Thank you for your comment on the projection method. We have added UMAP (https://arxiv.org/pdf/1802.03426) as an alternative projection method, which is similar to t-SNE but more efficient and tends to better preserve the global structure of the data than t-SNE (i.e., more clearly separates groups of similar categories from each other). We have replaced the t-SNE visualisation in Figure 6 with UMAP in the updated paper. In the new context embedding, two clear clusters are visible, corresponding to Push and Pick&Place, respectively. Please find the updated Figure 6 at https://anonymous.4open.science/r/SaMI/data/figure_6.png

Finally, to better understand what the method is doing, combining the newly added UMAP visualisations (in Appendix F of the updated paper at: https://anonymous.4open.science/r/SaMI/SaMI.pdf) with Heatmap visualisations (provided in the original manuscript in Appendix F), and video demos (in our anonymous GitHub repository https://anonymous.4open.science/r/SaMI) would be helpful. We have provided skill analysis in the original manuscript in sections 5.2 and 5.3 under the “Results and skill analysis” paragraph, which you can also find on page 9 (Panda-gym environment) and page 10 (MuJoCo environment) of the updated manuscript (https://anonymous.4open.science/r/SaMI/SaMI.pdf).

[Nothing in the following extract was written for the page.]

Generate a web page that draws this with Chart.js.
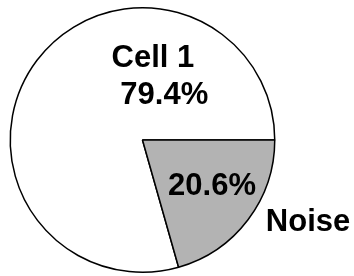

Please let us know if further clarification is required.

2024-08-13

The new UMAP plot indeed shows the clustering you allude to. Given that you addressed my comments I'll increase my rating

作者回复

2024-08-07

Thank you very much for the reviewer's feedback. We appreciate the time and effort that the reviewers dedicated to providing feedback on our manuscript, and are grateful for the insightful comments and valuable improvements to our paper. We have addressed each of the reviewers' comments individually. Please find video demos in our Anonymous GitHub repository (https://anonymous.4open.science/r/SaMI). We also attach a one-page PDF file which contains all of the Tables and Figures mentioned in our responses to the reviewers. You can also find our updated anonymous manuscript in our Anonymous GitHub repository (named "SaMI.pdf").

最终决定Accept (poster)

2024-09-25

The submission clearly presents a novel method with sufficient empirical evidence for its efficacy. There were some concerns raised in the reviews, but most (if not all) of them were adequately addressed by the authors during the rebuttal.

As such, I am recommending an acceptance.